DIRECTION:
Would you repeat the listing exactly but omit every picture?

INFORMATION SHOWN:
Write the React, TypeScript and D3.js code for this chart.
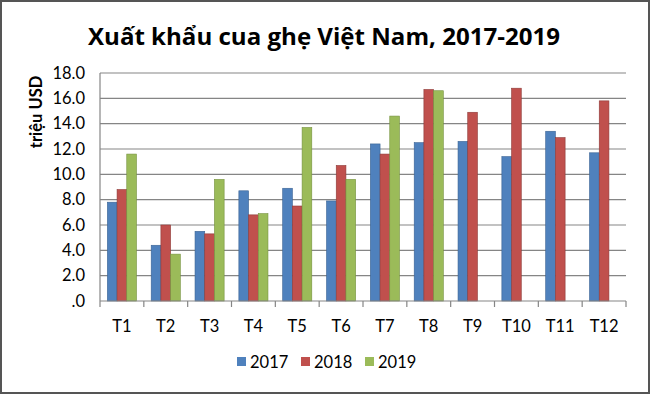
import React from "react";
import * as d3 from "d3";

const months = ["T1","T2","T3","T4","T5","T6","T7","T8","T9","T10","T11","T12"];
const series = ["2017","2018","2019"];
const values2017 = [7.8, 4.4, 5.5, 8.7, 8.9, 7.9, 12.4, 12.5, 12.6, 11.4, 13.4, 11.7];
const values2018 = [8.8, 6.0, 5.3, 6.8, 7.5, 10.7, 11.6, 16.7, 14.9, 16.8, 12.9, 15.8];
const values2019: (number | null)[] = [11.6, 3.7, 9.6, 6.9, 13.7, 9.6, 14.6, 16.6, null, null, null, null];
const yTicks = [0, 2, 4, 6, 8, 10, 12, 14, 16, 18];
const colors = ["#4F81BD", "#C0504D", "#9BBB59"];
const strokes = ["#3A6393", "#8E3B39", "#76923F"];

const W = 650, H = 394;
const plot = { left: 100, right: 626, top: 73, bottom: 301 };
const font = "Lato, 'Open Sans', sans-serif";

export default function App() {
  const x = d3.scaleBand<string>().domain(months).range([plot.left, plot.right]).paddingInner(0).paddingOuter(0);
  const barW = 9.7;
  const sub = d3.scaleBand<string>().domain(series).range([0, barW * 3]);
  const y = d3.scaleLinear().domain([0, 18]).range([plot.bottom, plot.top]);
  const all = [values2017, values2018, values2019];
  const fmt = (v: number) => (v === 0 ? ".0" : d3.format(".1f")(v));
  const boundaries = d3.range(months.length + 1).map(i => plot.left + i * x.bandwidth());

  return (
    <svg width={W} height={H} style={{ position: "absolute", left: 0, top: 0, background: "#fff" }}>
      <rect x={1} y={1} width={W - 2} height={H - 2} fill="#fff" stroke="#555" strokeWidth={2} />
      <text x={324} y={45} textAnchor="middle" fontFamily="'Open Sans', sans-serif" fontWeight="bold" fontSize={23} fill="#000" textLength={472} lengthAdjust="spacingAndGlyphs">
        Xuất khẩu cua ghẹ Việt Nam, 2017-2019
      </text>
      {yTicks.map(t => (
        <g key={t}>
          {t > 0 && <line x1={plot.left} x2={plot.right} y1={y(t)} y2={y(t)} stroke="#858585" strokeWidth={1.2} />}
          <text x={85} y={y(t) + 5.5} textAnchor="end" fontFamily={font} fontSize={16.5} fill="#000">{fmt(t)}</text>
        </g>
      ))}
      <line x1={plot.left} x2={plot.left} y1={plot.top} y2={plot.bottom} stroke="#858585" strokeWidth={1.2} />
      {all.map((vals, si) =>
        vals.map((v, i) =>
          v == null ? null : (
            <rect key={`${si}-${i}`}
              x={x(months[i])! + (x.bandwidth() - barW * 3) / 2 + sub(series[si])!}
              y={y(v)} width={sub.bandwidth()} height={y(0) - y(v)}
              fill={colors[si]} stroke={strokes[si]} strokeWidth={0.6} />
          )
        )
      )}
      <line x1={plot.left} x2={plot.right} y1={plot.bottom} y2={plot.bottom} stroke="#858585" strokeWidth={1.2} />
      {boundaries.map((bx, i) => (
        <line key={i} x1={bx} x2={bx} y1={plot.bottom} y2={plot.bottom + 6} stroke="#858585" strokeWidth={1.2} />
      ))}
      {months.map(m => (
        <text key={m} x={x(m)! + x.bandwidth() / 2} y={332} textAnchor="middle" fontFamily={font} fontSize={16.5} fill="#000">{m}</text>
      ))}
      <text transform={`translate(42,${112}) rotate(-90)`} textAnchor="middle" fontFamily={font} fontWeight="bold" fontSize={16.5} fill="#000">triệu USD</text>
      {series.map((s, i) => (
        <g key={s} transform={`translate(${237 + i * 64},0)`}>
          <rect x={0} y={357} width={9} height={9} fill={colors[i]} />
          <text x={13} y={368} fontFamily={font} fontSize={16.5} fill="#000">{s}</text>
        </g>
      ))}
    </svg>
  );
}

ANSWER TO THE TASK:
Write the React, TypeScript and D3.js code for this chart.
import React from "react";
import * as d3 from "d3";

const months = ["T1","T2","T3","T4","T5","T6","T7","T8","T9","T10","T11","T12"];
const series = ["2017","2018","2019"];
const values2017 = [7.8, 4.4, 5.5, 8.7, 8.9, 7.9, 12.4, 12.5, 12.6, 11.4, 13.4, 11.7];
const values2018 = [8.8, 6.0, 5.3, 6.8, 7.5, 10.7, 11.6, 16.7, 14.9, 16.8, 12.9, 15.8];
const values2019: (number | null)[] = [11.6, 3.7, 9.6, 6.9, 13.7, 9.6, 14.6, 16.6, null, null, null, null];
const yTicks = [0, 2, 4, 6, 8, 10, 12, 14, 16, 18];
const colors = ["#4F81BD", "#C0504D", "#9BBB59"];
const strokes = ["#3A6393", "#8E3B39", "#76923F"];

const W = 650, H = 394;
const plot = { left: 100, right: 626, top: 73, bottom: 301 };
const font = "Lato, 'Open Sans', sans-serif";

export default function App() {
  const x = d3.scaleBand<string>().domain(months).range([plot.left, plot.right]).paddingInner(0).paddingOuter(0);
  const barW = 9.7;
  const sub = d3.scaleBand<string>().domain(series).range([0, barW * 3]);
  const y = d3.scaleLinear().domain([0, 18]).range([plot.bottom, plot.top]);
  const all = [values2017, values2018, values2019];
  const fmt = (v: number) => (v === 0 ? ".0" : d3.format(".1f")(v));
  const boundaries = d3.range(months.length + 1).map(i => plot.left + i * x.bandwidth());

  return (
    <svg width={W} height={H} style={{ position: "absolute", left: 0, top: 0, background: "#fff" }}>
      <rect x={1} y={1} width={W - 2} height={H - 2} fill="#fff" stroke="#555" strokeWidth={2} />
      <text x={324} y={45} textAnchor="middle" fontFamily="'Open Sans', sans-serif" fontWeight="bold" fontSize={23} fill="#000" textLength={472} lengthAdjust="spacingAndGlyphs">
        Xuất khẩu cua ghẹ Việt Nam, 2017-2019
      </text>
      {yTicks.map(t => (
        <g key={t}>
          {t > 0 && <line x1={plot.left} x2={plot.right} y1={y(t)} y2={y(t)} stroke="#858585" strokeWidth={1.2} />}
          <text x={85} y={y(t) + 5.5} textAnchor="end" fontFamily={font} fontSize={16.5} fill="#000">{fmt(t)}</text>
        </g>
      ))}
      <line x1={plot.left} x2={plot.left} y1={plot.top} y2={plot.bottom} stroke="#858585" strokeWidth={1.2} />
      {all.map((vals, si) =>
        vals.map((v, i) =>
          v == null ? null : (
            <rect key={`${si}-${i}`}
              x={x(months[i])! + (x.bandwidth() - barW * 3) / 2 + sub(series[si])!}
              y={y(v)} width={sub.bandwidth()} height={y(0) - y(v)}
              fill={colors[si]} stroke={strokes[si]} strokeWidth={0.6} />
          )
        )
      )}
      <line x1={plot.left} x2={plot.right} y1={plot.bottom} y2={plot.bottom} stroke="#858585" strokeWidth={1.2} />
      {boundaries.map((bx, i) => (
        <line key={i} x1={bx} x2={bx} y1={plot.bottom} y2={plot.bottom + 6} stroke="#858585" strokeWidth={1.2} />
      ))}
      {months.map(m => (
        <text key={m} x={x(m)! + x.bandwidth() / 2} y={332} textAnchor="middle" fontFamily={font} fontSize={16.5} fill="#000">{m}</text>
      ))}
      <text transform={`translate(42,${112}) rotate(-90)`} textAnchor="middle" fontFamily={font} fontWeight="bold" fontSize={16.5} fill="#000">triệu USD</text>
      {series.map((s, i) => (
        <g key={s} transform={`translate(${237 + i * 64},0)`}>
          <rect x={0} y={357} width={9} height={9} fill={colors[i]} />
          <text x={13} y={368} fontFamily={font} fontSize={16.5} fill="#000">{s}</text>
        </g>
      ))}
    </svg>
  );
}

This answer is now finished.